Ligand-promoted weakening of intersubunit bonding domains in aspartate transcarbamoylase

Abstract
The cooperativity and feedback inhibition exhibited by the regulatory enzyme, aspartate transcarbamoylase (carbamoylphosphate: L-aspartate carbamoyltransferase; EC 2.1.3.2) from Escherichia coli was generally attributed to ligand-promoted conformational changes involving alterations in the subunit interactions. However, no quantitative estimates were made of the effect of ligands on the strength of the intersubunit bonding domains. The native enzyme, composed of 2 catalytic trimers crosslinked by 3 regulatory dimers, showed little tendency to dissociate in neutral buffers at room temperature. In addition, very little exchange was observed in 2 h between subunits within the intact enzyme and free subunits. Although exchange was enhanced in solutions of low ionic strength containing the bisubstrate analog, N-(phosphonacetyl)-L-aspartate, the rates of exchange were too small to permit reliable estimates of the weakening of the bonding domains caused by the ligand.
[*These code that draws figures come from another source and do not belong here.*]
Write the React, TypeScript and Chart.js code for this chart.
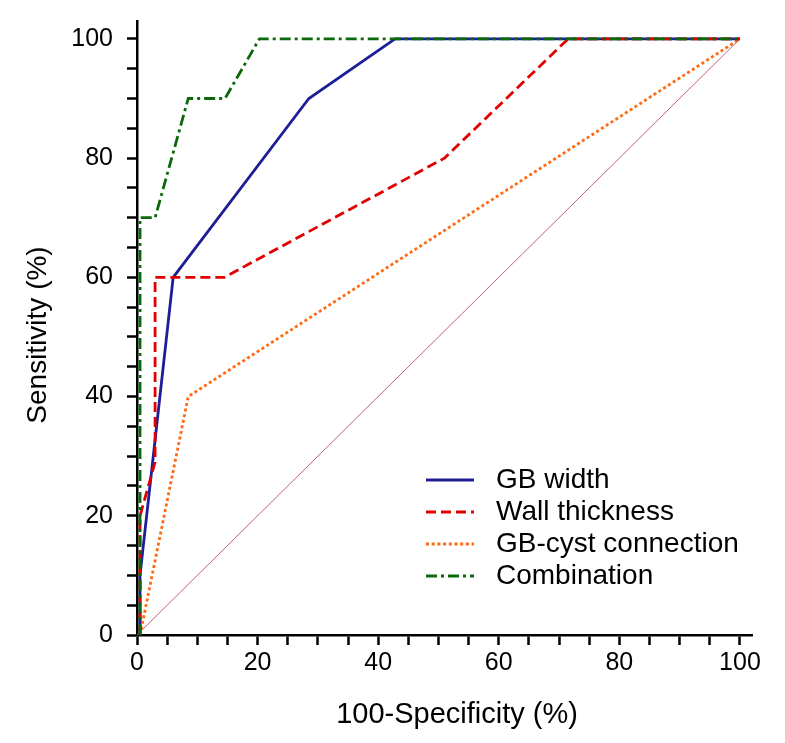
import React, { useEffect, useRef } from "react";
import Chart from "chart.js/auto";

// ---- data ----
const seriesNames = ["GB width", "Wall thickness", "GB-cyst connection", "Combination"];
const gbWidthX = [0.5, 0.5, 6, 28.5, 42.8, 100];
const gbWidthY = [0, 10, 60, 90, 100, 100];
const wallX = [0.5, 0.5, 3, 3, 14.5, 51, 71.5, 100];
const wallY = [0, 20, 29, 60, 60, 80, 100, 100];
const cystX = [0.5, 8.5, 100];
const cystY = [0, 40, 100];
const comboX = [0.5, 0.5, 3, 8.5, 14.6, 20.3, 100];
const comboY = [0, 70, 70, 90, 90, 100, 100];
const diagX = [0, 100];
const diagY = [0, 100];
const tickLabels = [0, 20, 40, 60, 80, 100];
const xTitle = "100-Specificity (%)";
const yTitle = "Sensitivity (%)";

const colors = ["#1e1e96", "#e00000", "#ff6a13", "#0b690b"];
const dashes: number[][] = [[], [10, 5], [3, 2.7], [11, 4, 3, 4]];

const pts = (xs: number[], ys: number[]) => xs.map((x, i) => ({ x, y: ys[i] }));

const FONT = "'Liberation Sans', Arial, Helvetica, sans-serif";

const overlayPlugin = {
  id: "overlay",
  afterDraw(chart: any) {
    const ctx = chart.ctx;
    const rowsY = [480, 512, 544, 576];
    ctx.save();
    seriesNames.forEach((name, i) => {
      const y = rowsY[i];
      ctx.beginPath();
      ctx.setLineDash(dashes[i]);
      ctx.lineWidth = 2.8;
      ctx.strokeStyle = colors[i];
      ctx.moveTo(426, y);
      ctx.lineTo(474, y);
      ctx.stroke();
      ctx.setLineDash([]);
      ctx.fillStyle = "#000";
      ctx.font = `28px ${FONT}`;
      ctx.textAlign = "left";
      ctx.textBaseline = "middle";
      ctx.fillText(name, 496, y);
    });
    // axis titles
    ctx.fillStyle = "#000";
    ctx.textAlign = "center";
    ctx.textBaseline = "middle";
    ctx.font = `29px ${FONT}`;
    ctx.fillText(xTitle, 457, 715);
    ctx.translate(38, 335);
    ctx.rotate(-Math.PI / 2);
    ctx.font = `28px ${FONT}`;
    ctx.fillText(yTitle, 0, 0);
    ctx.restore();
  },
};

export default function App() {
  const ref = useRef<HTMLCanvasElement>(null);
  useEffect(() => {
    if (!ref.current) return;
    const mk = (i: number, xs: number[], ys: number[], order: number) => ({
      label: seriesNames[i],
      data: pts(xs, ys),
      showLine: true,
      borderColor: colors[i],
      backgroundColor: colors[i],
      borderWidth: 2.8,
      borderDash: dashes[i],
      pointRadius: 0,
      fill: false,
      tension: 0,
      order,
      clip: false,
    });
    const zeroPad = (s: any) => {
      s.paddingTop = 0;
      s.paddingBottom = 0;
      s.paddingLeft = 0;
      s.paddingRight = 0;
    };
    const axisCommon = (max: number) => ({
      type: "linear",
      min: 0,
      max,
      grid: {
        display: true,
        drawOnChartArea: false,
        drawTicks: true,
        tickLength: 10,
        tickWidth: 2.5,
        tickColor: "#000",
        color: "#000",
      },
      border: { display: true, color: "#000", width: 2.5 },
      title: { display: false },
    });
    const chart = new Chart(ref.current, {
      type: "scatter",
      data: {
        datasets: [
          mk(3, comboX, comboY, 1),
          mk(1, wallX, wallY, 2),
          mk(0, gbWidthX, gbWidthY, 3),
          mk(2, cystX, cystY, 4),
          {
            label: "ref",
            data: pts(diagX, diagY),
            showLine: true,
            borderColor: "#c0607c",
            borderWidth: 1,
            pointRadius: 0,
            order: 5,
          } as any,
        ],
      },
      options: {
        animation: false,
        responsive: false,
        maintainAspectRatio: false,
        layout: { padding: { top: 21, right: 33, left: 0, bottom: 0 } },
        plugins: { legend: { display: false }, tooltip: { enabled: false } },
        scales: {
          x: {
            ...axisCommon(102),
            position: "bottom",
            afterFit: (s: any) => {
              s.height = 108;
              zeroPad(s);
            },
            ticks: {
              stepSize: 5,
              autoSkip: false,
              maxRotation: 0,
              includeBounds: false,
              padding: 3,
              color: "#000",
              font: { size: 25, family: FONT },
              callback: (v: any) => (tickLabels.includes(Number(v)) ? String(v) : ""),
            },
          },
          y: {
            ...axisCommon(103),
            position: "left",
            afterFit: (s: any) => {
              s.width = 137;
              zeroPad(s);
            },
            ticks: {
              stepSize: 5,
              autoSkip: false,
              includeBounds: false,
              padding: 14,
              color: "#000",
              font: { size: 25, family: FONT },
              callback: (v: any) => (tickLabels.includes(Number(v)) ? String(v) : ""),
            },
          },
        } as any,
      },
      plugins: [overlayPlugin],
    } as any);
    return () => chart.destroy();
  }, []);
  return (
    <div style={{ position: "absolute", left: 0, top: 0, width: 785, height: 743, background: "#fff" }}>
      <canvas ref={ref} width={785} height={743} style={{ width: 785, height: 743 }} />
    </div>
  );
}
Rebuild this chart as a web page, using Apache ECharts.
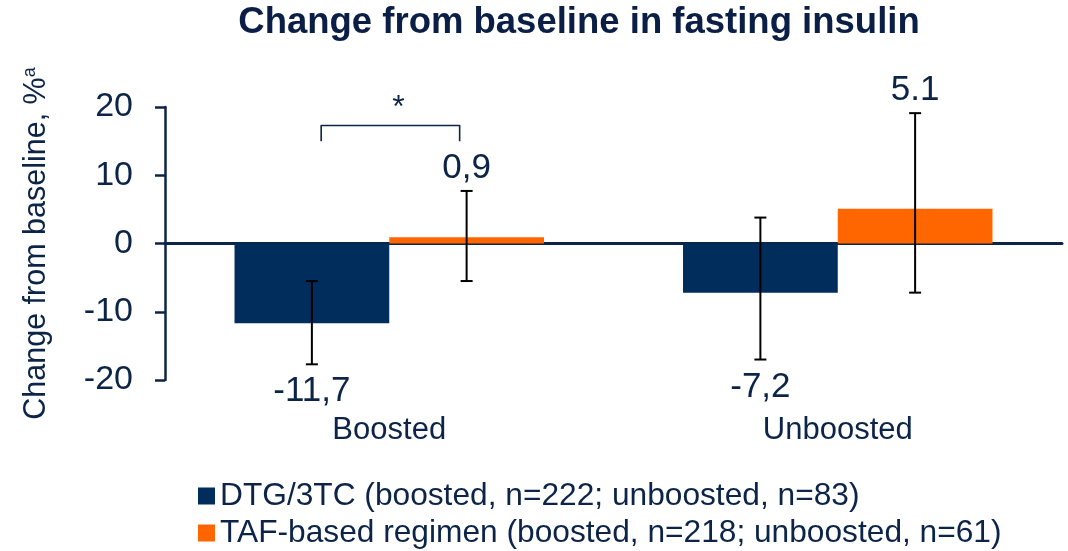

Studies were conducted, therefore, on a less stable oligomeric complex which resembled the native enzyme in structure and allosteric behavior but lacked 1 regulatory subunit. These molecules, containing only 4 bonding domains between the catalytic and regulatory polypeptide chains (compared to 6 in the native enzyme), disproportionate to form the more stable native enzyme and free catalytic subunits. An electrophoretic technique was described for measuring the rate of disproportionation which was controlled by the rupture of the intersubunit bonding domains. This rate was enhanced about 300-fold upon the addition of the active-site ligand. Hence the ligand-promoted allosteric conversion of the enzyme-like complex from the constrained to the relaxed conformation involved a substantial weakening of the intersubunit interactions corresponding to about 1.7 kcal/mol (7.1 kJ/mol) per bonding domain between a catalytic and a regulatory chain.